I used to think the most dangerous word in crypto was “soon.” Not because teams lied, but because the industry trained itself to celebrate promises as if they were products. Over time, one rule became obvious: the only progress that matters is the kind that changes what people do—not what they believe. That’s why the most interesting Kite thread right now isn’t another speech about the agent economy. It’s the quiet appearance of pilots that actually do something: merchants getting a real on-ramp, payments producing real-world paperwork by default, and grants aimed at building repeatable utility instead of temporary noise.
The clearest signal sits in the PayPal–Shopify path Kite has been attached to publicly. The narrative isn’t framed as “agents will buy things someday.” It’s framed as an opt-in flow where merchants using PayPal or Shopify can become discoverable to AI shopping agents, then settle purchases on-chain using stablecoins under programmable permissions with traceability. That detail matters because it solves the hardest part of “agent commerce” first: distribution. In most crypto payment stories, the rails exist in isolation and everyone pretends adoption will magically follow. A merchant opt-in mechanism flips the direction. Instead of begging merchants to rebuild for crypto, it tries to make agent commerce a toggle that fits where merchants already live.

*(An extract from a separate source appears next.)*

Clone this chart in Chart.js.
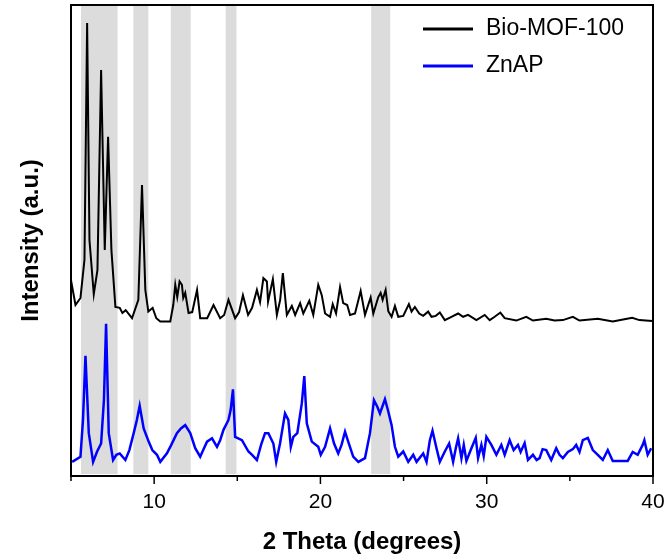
<!DOCTYPE html>
<html>
<head>
<meta charset="utf-8">
<script src="https://cdn.jsdelivr.net/npm/chart.js@4"></script>
<style>
  html, body { margin: 0; padding: 0; background: #fff; overflow: hidden; }
  #wrap { width: 668px; height: 560px; }
</style>
</head>
<body>
<div id="wrap"><canvas id="xrd"></canvas></div>
<script>
// Daten (2 Theta in Grad, Intensitaet in willkuerlichen Einheiten)
const bioTheta = [5.00, 5.27, 5.57, 5.81, 5.97, 6.11, 6.37, 6.59, 6.81, 7.03, 7.23, 7.43, 7.67, 7.93, 8.09, 8.29, 8.67, 9.05, 9.27, 9.47,
    9.65, 9.91, 10.13, 10.37, 10.97, 11.15, 11.27, 11.39, 11.53, 11.67, 11.75, 11.87, 12.07, 12.29, 12.58, 12.77, 13.19, 13.57, 13.97, 14.21,
    14.47, 14.87, 15.11, 15.34, 15.65, 15.89, 16.18, 16.37, 16.57, 16.78, 16.85, 17.14, 17.38, 17.58, 17.74, 17.98, 18.28, 18.48, 18.78, 18.97,
    19.33, 19.57, 19.87, 20.08, 20.28, 20.58, 20.74, 20.94, 21.18, 21.37, 21.61, 21.78, 22.08, 22.42, 22.68, 23.02, 23.18, 23.48, 23.62, 23.74,
    23.92, 24.08, 24.28, 24.48, 24.68, 24.98, 25.32, 25.48, 25.68, 25.94, 26.18, 26.48, 26.68, 26.94, 27.18, 27.48, 27.88, 28.28, 28.58, 28.88,
    29.38, 29.88, 30.18, 30.48, 30.82, 31.08, 31.78, 32.38, 32.78, 33.58, 34.08, 34.58, 35.18, 35.58, 36.68, 37.58, 38.28, 38.75, 39.18, 39.96];
const bioIntensity = [41.6, 36.3, 37.8, 45.9, 96.2, 50.1, 38.6, 43.7, 86.2, 48.0, 72.0, 48.0, 35.9, 35.7, 34.6, 35.2, 33.5, 37.4, 61.8, 39.5,
    34.9, 35.7, 33.5, 32.8, 32.8, 36.3, 40.6, 38.0, 41.3, 40.6, 37.8, 38.9, 34.6, 34.8, 39.5, 33.5, 33.5, 36.3, 33.5, 34.2,
    37.4, 33.5, 34.8, 38.4, 34.2, 35.7, 39.5, 36.9, 42.0, 41.3, 37.0, 41.8, 34.2, 37.4, 43.1, 34.2, 36.1, 34.2, 36.7, 34.5,
    37.2, 34.2, 40.6, 38.4, 34.5, 33.8, 36.5, 34.5, 40.1, 36.7, 36.3, 34.2, 34.5, 39.3, 34.2, 37.9, 34.5, 38.0, 38.9, 37.4,
    39.5, 35.0, 33.8, 36.1, 33.8, 34.0, 36.5, 34.9, 35.9, 34.5, 34.0, 34.9, 33.8, 34.0, 34.7, 33.1, 33.8, 34.5, 33.8, 34.2,
    33.1, 34.2, 33.1, 33.8, 34.7, 33.5, 33.0, 33.8, 33.0, 33.4, 33.0, 33.1, 33.8, 33.0, 33.4, 32.8, 33.3, 33.6, 33.1, 32.9];

const znTheta = [5.07, 5.57, 5.72, 5.87, 6.07, 6.33, 6.57, 6.81, 6.98, 7.11, 7.27, 7.53, 7.73, 7.93, 8.27, 8.51, 8.77, 8.96, 9.13, 9.37,
    9.67, 9.89, 10.17, 10.37, 10.77, 11.03, 11.37, 11.61, 11.87, 12.17, 12.47, 12.77, 12.95, 13.18, 13.48, 13.78, 13.97, 14.17, 14.47, 14.60,
    14.74, 14.87, 15.28, 15.67, 15.89, 16.18, 16.43, 16.67, 16.87, 17.17, 17.34, 17.57, 17.87, 18.07, 18.22, 18.37, 18.61, 18.88, 19.03, 19.18,
    19.48, 19.87, 20.02, 20.28, 20.58, 20.82, 21.07, 21.27, 21.48, 21.67, 21.97, 22.28, 22.68, 22.98, 23.22, 23.42, 23.58, 23.88, 24.08, 24.28,
    24.48, 24.68, 24.98, 25.28, 25.58, 25.78, 26.18, 26.38, 26.58, 26.74, 26.98, 27.18, 27.48, 27.74, 27.98, 28.14, 28.28, 28.48, 28.62, 28.78,
    29.08, 29.34, 29.48, 29.68, 29.82, 29.98, 30.28, 30.58, 30.88, 31.08, 31.38, 31.62, 31.88, 32.04, 32.28, 32.48, 32.78, 33.00, 33.18, 33.36,
    33.58, 33.88, 34.18, 34.38, 34.58, 34.88, 35.18, 35.38, 35.58, 35.78, 36.08, 36.38, 36.68, 36.98, 37.28, 37.58, 37.98, 38.48, 38.78, 39.08,
    39.38, 39.48, 39.68, 39.89];
const znIntensity = [3.0, 4.1, 11.9, 25.5, 9.1, 3.0, 5.2, 6.9, 16.1, 32.3, 9.1, 3.4, 4.5, 4.8, 3.4, 5.5, 9.1, 11.9, 14.9, 10.1,
    7.3, 5.5, 4.5, 3.0, 4.8, 6.6, 9.1, 10.1, 10.8, 9.1, 5.9, 4.1, 5.5, 7.3, 8.0, 6.2, 7.6, 9.8, 11.9, 14.0,
    18.4, 8.3, 7.6, 5.2, 4.5, 3.4, 6.6, 9.1, 9.1, 6.9, 3.0, 6.9, 13.3, 11.9, 6.2, 8.3, 9.1, 15.4, 21.2, 11.2,
    7.3, 6.2, 4.5, 6.2, 10.1, 6.9, 4.8, 6.6, 9.4, 7.3, 4.1, 3.0, 3.8, 9.1, 16.1, 14.7, 13.3, 16.3, 13.7, 10.8,
    6.2, 4.1, 5.2, 3.0, 4.5, 3.0, 4.8, 3.0, 7.6, 9.6, 5.9, 3.0, 5.2, 6.9, 3.0, 5.9, 8.0, 3.8, 6.6, 3.2,
    5.9, 8.1, 3.8, 6.6, 4.2, 8.3, 6.6, 4.5, 6.6, 4.5, 7.6, 5.5, 6.6, 5.1, 7.0, 3.4, 4.5, 3.4, 3.8, 5.7,
    5.5, 3.4, 5.9, 4.5, 3.8, 5.1, 5.7, 6.6, 5.1, 7.6, 8.1, 5.5, 4.5, 3.4, 5.5, 3.2, 3.2, 3.2, 5.1, 4.5,
    6.6, 7.6, 4.5, 5.9];

const seriesNames = ['Bio-MOF-100', 'ZnAP'];
// grau hinterlegte Bereiche (2 Theta von / bis)
const bands = [[5.6, 7.8], [8.75, 9.65], [11.0, 12.2], [14.3, 14.95], [23.05, 24.2]];
const xTicks = [5, 10, 15, 20, 25, 30, 35, 40];

function toPoints(xs, ys) {
    return xs.map((x, i) => ({ x: x, y: ys[i] }));
}

const FONT = "'Liberation Sans', Arial, sans-serif";

// Bereiche, Rahmen, Ticks und Legende zeichnen
const xrdDecor = {
    id: 'xrdDecor',
    beforeDatasetsDraw(chart) {
        const { ctx, chartArea: { top, bottom }, scales: { x } } = chart;
        ctx.save();
        ctx.fillStyle = '#dcdcdc';
        bands.forEach(b => {
            const x1 = x.getPixelForValue(b[0]);
            const x2 = x.getPixelForValue(b[1]);
            ctx.fillRect(x1, top + 1, x2 - x1, bottom - top - 3);
        });
        ctx.restore();
    },
    afterDraw(chart) {
        const { ctx, chartArea: { top, bottom, left, right }, scales: { x } } = chart;
        ctx.save();
        ctx.strokeStyle = '#000';
        ctx.lineWidth = 2;
        ctx.strokeRect(left, top, right - left, bottom - top);

        // Ticks nach aussen
        ctx.lineWidth = 1.5;
        xTicks.forEach(v => {
            const px = x.getPixelForValue(v);
            const len = v % 10 === 0 ? 8 : 5;
            ctx.beginPath();
            ctx.moveTo(px, bottom);
            ctx.lineTo(px, bottom + len);
            ctx.stroke();
        });

        // Legende
        ctx.font = '23px ' + FONT;
        ctx.textBaseline = 'middle';
        ctx.textAlign = 'left';
        chart.data.datasets.forEach((ds, i) => {
            const y = 29 + i * 37;
            ctx.strokeStyle = ds.borderColor;
            ctx.lineWidth = 3;
            ctx.beginPath();
            ctx.moveTo(423, y);
            ctx.lineTo(473, y);
            ctx.stroke();
            ctx.fillStyle = '#000';
            ctx.fillText(ds.label, 486, y);
        });
        ctx.restore();
    }
};

const ctx = document.getElementById('xrd');
new Chart(ctx, {
    type: 'line',
    data: {
        datasets: [{
            label: seriesNames[0],
            data: toPoints(bioTheta, bioIntensity),
            borderColor: '#000000',
            borderWidth: 2,
            pointRadius: 0,
            tension: 0
        }, {
            label: seriesNames[1],
            data: toPoints(znTheta, znIntensity),
            borderColor: '#0000ff',
            borderWidth: 2.5,
            pointRadius: 0,
            tension: 0
        }]
    },
    options: {
        responsive: true,
        maintainAspectRatio: false,
        animation: false,
        layout: {
            padding: { left: 0, right: 15, top: 5, bottom: 0 }
        },
        plugins: {
            legend: { display: false },
            tooltip: { enabled: false }
        },
        scales: {
            x: {
                type: 'linear',
                min: 5,
                max: 40,
                afterFit(scale) {
                    scale.height = 84;
                    scale.paddingLeft = 0;
                    scale.paddingRight = 0;
                },
                ticks: {
                    stepSize: 5,
                    padding: 14,
                    color: '#000',
                    font: { family: FONT, size: 21 },
                    callback: v => (v % 10 === 0 ? String(v) : '')
                },
                grid: { display: false, drawTicks: false },
                border: { display: false },
                title: {
                    display: true,
                    text: '2 Theta (degrees)',
                    color: '#000',
                    padding: { top: 0, bottom: 3 },
                    font: { family: FONT, size: 24, weight: 'bold' }
                }
            },
            y: {
                min: 0,
                max: 100,
                afterFit(scale) { scale.width = 71; },
                ticks: { display: false },
                grid: { display: false, drawTicks: false },
                border: { display: false },
                title: {
                    display: true,
                    text: 'Intensity (a.u.)',
                    color: '#000',
                    padding: { top: 17, bottom: 0 },
                    font: { family: FONT, size: 24, weight: 'bold' }
                }
            }
        }
    },
    plugins: [xrdDecor]
});
</script>
</body>
</html>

This is also why the PayPal angle lands differently than typical partnership theater. A logo doesn’t change behavior. A workflow does. If merchants can opt in and become “agent-readable,” the network gains something rare in crypto: a practical path from infrastructure to real transactions without requiring users to learn a new ritual. In an agent world, that matters more than branding. Agents don’t tolerate friction the way humans do. They don’t “feel motivated” to complete checkout. They either complete a flow cleanly or the flow breaks. A merchant on-ramp that aims to reduce friction is not a marketing point—it’s a survival requirement.
The second pilot-level signal is the receipts layer, where the Pieverse x402b narrative connects to what an agent payment chain needs to become credible. A lot of systems can move money. Very few systems make that movement legible to businesses. In real commerce, the conversation is never just “did payment happen?” It becomes “what was paid for, who authorized it, what evidence exists later, and can it be reconciled without drama?” Agents intensify this problem because they spend autonomously, often at high frequency, and sometimes without a human watching the moment of purchase. If the system can’t generate auditable artifacts—receipts, invoices, timestamped proofs—then “agent commerce” stays trapped in demos and niche experiments.
That’s where x402b-style infrastructure becomes more than a technical upgrade. The core idea is to make payments behave like the web itself: request, response, settlement—without forcing every transaction into a separate wallet ceremony. But the deeper value is not the handshake alone; it’s what comes with it. When receipts are produced as part of the settlement flow, accountability is no longer an afterthought. It becomes a default output. And once accountability is default, a merchant or service provider can treat agent payments as something that fits into real bookkeeping rather than something that creates new liability.
The third signal is incentives, and it matters because incentives are where ecosystems either mature or rot. Crypto is excellent at paying people to show up. It’s less excellent at paying people to build things people return to. That’s why the grant angle around Kite is worth noticing in the “pilots that do something” frame. A large, targeted grant pool aimed at agent-based platforms is not just about headlines—it’s a bet on turning infrastructure into habit. If the ecosystem only rewards extraction, you get dashboards and farming loops. If it rewards applications that create repeatable demand—tools, services, creator platforms, merchant experiences—you get usage that can survive after incentives fade.
Taken together, these three threads form a pattern most narratives never complete. Merchant onboarding addresses reach. Receipts and proof address legibility. Grants address supply of real applications. Reach without legibility leads to distrust. Legibility without apps leads to stagnation. Apps without reach lead to empty products. When these three start aligning, the story stops relying on hype and starts relying on observable behavior.
What makes Kite’s current moment feel different is that the “hard parts” are being pulled forward. The industry usually does the opposite: pump the vision first, then scramble later to invent distribution, compliance-friendly tooling, and repeatable use cases. Here, the merchant on-ramp implies an attempt to meet commerce where it already exists. The receipts layer implies an attempt to make agent spending accountable before scale arrives. The grants imply an attempt to fund the surfaces that translate rails into everyday actions.
None of this guarantees success. Pilots can remain pilots. Opt-in funnels can underperform. Receipt systems can be ignored if they add friction. Grants can misallocate capital. But the direction is the point: these are not abstract “AI + crypto” claims; they are mechanisms that can be tested, expanded, and measured. A narrative can’t be audited. A workflow can.
If Kite’s thesis is real, this is what progress will keep looking like: fewer dramatic announcements, more quiet pathways that let agents transact within constraints, settle in stable value, and leave behind records that make sense in the real world. That’s how an agent economy stops being a prediction and starts behaving like a product.